» **Directions**:
From the first line of the data below through the line holding "PW, PH = W - ML - MR, H - MT - MB", output each line exactly and leave the pictures out.

» **Given data**:

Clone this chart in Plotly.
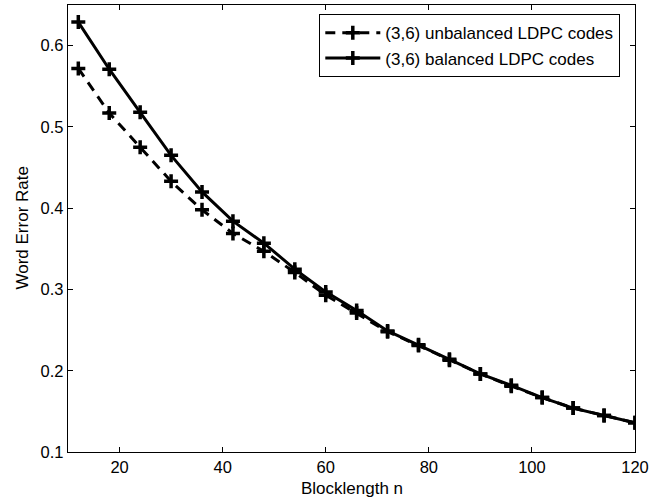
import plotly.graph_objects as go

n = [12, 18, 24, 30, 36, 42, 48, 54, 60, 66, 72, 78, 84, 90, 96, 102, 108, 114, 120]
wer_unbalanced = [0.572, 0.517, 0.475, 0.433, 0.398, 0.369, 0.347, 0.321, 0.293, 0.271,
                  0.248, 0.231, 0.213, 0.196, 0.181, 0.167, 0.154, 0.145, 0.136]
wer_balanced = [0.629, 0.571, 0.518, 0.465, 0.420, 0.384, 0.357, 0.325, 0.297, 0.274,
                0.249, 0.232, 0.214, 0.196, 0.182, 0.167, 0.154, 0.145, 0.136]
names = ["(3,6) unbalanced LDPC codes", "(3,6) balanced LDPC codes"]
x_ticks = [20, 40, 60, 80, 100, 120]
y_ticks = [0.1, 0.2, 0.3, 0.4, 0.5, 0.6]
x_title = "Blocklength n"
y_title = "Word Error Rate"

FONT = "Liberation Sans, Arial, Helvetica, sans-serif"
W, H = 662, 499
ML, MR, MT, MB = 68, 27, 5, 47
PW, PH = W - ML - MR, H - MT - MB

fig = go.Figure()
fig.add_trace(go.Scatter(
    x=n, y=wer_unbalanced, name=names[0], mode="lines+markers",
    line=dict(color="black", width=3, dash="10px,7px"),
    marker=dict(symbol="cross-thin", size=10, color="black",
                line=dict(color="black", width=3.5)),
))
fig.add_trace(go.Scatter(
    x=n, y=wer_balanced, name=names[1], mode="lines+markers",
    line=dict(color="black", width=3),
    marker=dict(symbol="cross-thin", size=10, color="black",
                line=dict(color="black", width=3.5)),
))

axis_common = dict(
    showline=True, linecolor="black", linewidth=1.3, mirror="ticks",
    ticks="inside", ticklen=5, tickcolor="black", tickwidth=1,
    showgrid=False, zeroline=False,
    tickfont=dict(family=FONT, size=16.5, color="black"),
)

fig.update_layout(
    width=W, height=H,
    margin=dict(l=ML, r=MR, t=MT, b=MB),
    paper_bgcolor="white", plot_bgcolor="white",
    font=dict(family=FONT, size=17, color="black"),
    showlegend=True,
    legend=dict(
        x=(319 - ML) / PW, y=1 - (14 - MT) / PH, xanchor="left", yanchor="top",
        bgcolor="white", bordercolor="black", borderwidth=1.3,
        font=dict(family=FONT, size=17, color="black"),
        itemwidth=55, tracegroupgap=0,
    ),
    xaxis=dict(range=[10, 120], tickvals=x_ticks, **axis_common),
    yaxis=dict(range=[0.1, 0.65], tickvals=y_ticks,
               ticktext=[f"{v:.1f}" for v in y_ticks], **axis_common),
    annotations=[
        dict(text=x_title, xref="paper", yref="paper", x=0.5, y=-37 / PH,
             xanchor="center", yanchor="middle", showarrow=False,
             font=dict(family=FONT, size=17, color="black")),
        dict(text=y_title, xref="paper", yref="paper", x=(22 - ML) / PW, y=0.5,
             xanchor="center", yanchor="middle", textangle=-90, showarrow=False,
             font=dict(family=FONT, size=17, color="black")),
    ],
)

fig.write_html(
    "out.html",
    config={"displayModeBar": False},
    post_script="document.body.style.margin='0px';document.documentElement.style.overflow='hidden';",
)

» **Solution for this problem**:
Clone this chart in Plotly.
import plotly.graph_objects as go

n = [12, 18, 24, 30, 36, 42, 48, 54, 60, 66, 72, 78, 84, 90, 96, 102, 108, 114, 120]
wer_unbalanced = [0.572, 0.517, 0.475, 0.433, 0.398, 0.369, 0.347, 0.321, 0.293, 0.271,
                  0.248, 0.231, 0.213, 0.196, 0.181, 0.167, 0.154, 0.145, 0.136]
wer_balanced = [0.629, 0.571, 0.518, 0.465, 0.420, 0.384, 0.357, 0.325, 0.297, 0.274,
                0.249, 0.232, 0.214, 0.196, 0.182, 0.167, 0.154, 0.145, 0.136]
names = ["(3,6) unbalanced LDPC codes", "(3,6) balanced LDPC codes"]
x_ticks = [20, 40, 60, 80, 100, 120]
y_ticks = [0.1, 0.2, 0.3, 0.4, 0.5, 0.6]
x_title = "Blocklength n"
y_title = "Word Error Rate"

FONT = "Liberation Sans, Arial, Helvetica, sans-serif"
W, H = 662, 499
ML, MR, MT, MB = 68, 27, 5, 47
PW, PH = W - ML - MR, H - MT - MB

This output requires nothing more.